As opposed to the man you’re probably tired of reading about. The trouble with criticising this particular chap - I have an aversion to naming him, apologies - is that your criticism or dislike is instantly identified as old-school.
To this observer it’s an insult I like to turn around as per the great Hank Kingsley of The Larry Sanders Show (“Old school? You know the school they tore down to build the old school? That’s the school I’m talking about.”).
If you don’t like this chap you’re out of touch. Blind to the beauty. Biased against this much-maligned sport. A deadly foe to progress and modernity, and envious of the attack-gnome himself.
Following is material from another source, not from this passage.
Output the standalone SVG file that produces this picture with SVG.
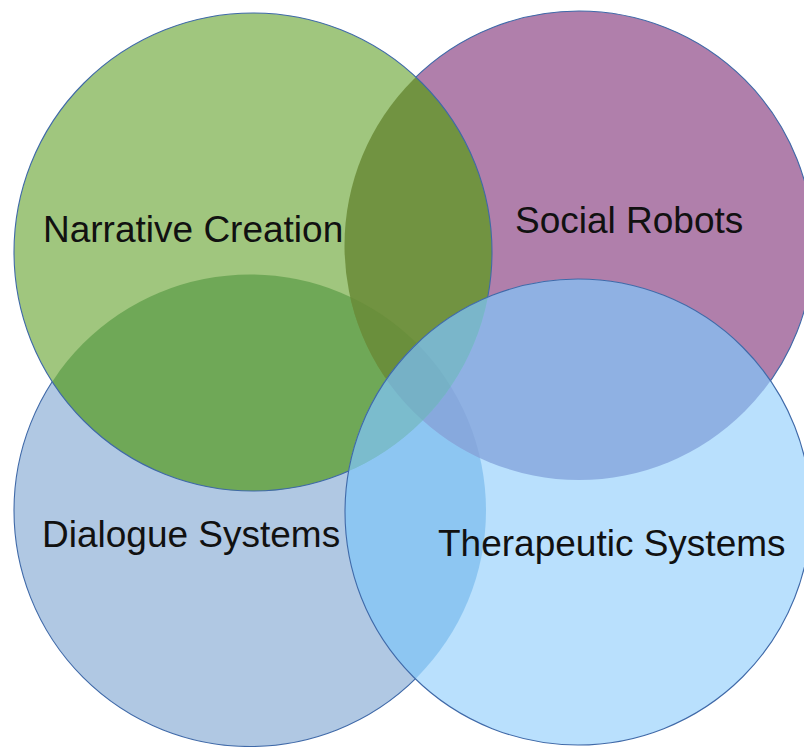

As for the racism storm which flared briefly last week regarding the upcoming event, which centred on that “Dance for me, boy” aside . . . how quickly we forget.
Only two years ago there was a rumble of disquiet in this country at the suggestion that Channel 4 was to make a comedy series about the Irish Famine, of all things. Tim Pat Coogan was unequivocal, saying: “Murder, genocide, people dying, retching, with their faces green from eating weeds, their bowels hanging out of them — no passage of time will make that funny.” Plenty of people took a similar view, with 40,000 signatures ending up on a petition to the broadcaster asking for the idea to be abandoned, and it duly withered away as a concept.
Yet the comments last week . . . if it only took 40,000 signatures to put an end to this national nightmare, I’d go out and collect them myself.
Time for a good read
Ran across a new - or newish - book by Simon Garfield the other day, who has always been a hero to this corner of the paper for his ability to find a niche subject and explore it to the fullest.
I spoke to him when he wrote Just My Type, a relentlessly entertaining study of types and font design, and admired his To The Letter, an ode to the lost art of letter-writing, when that was published a couple of years ago.
Now he has a new book out, Timekeepers, about people’s efforts through the centuries to measure time accurately. Early impressions very good: I’ll come back to this in more detail.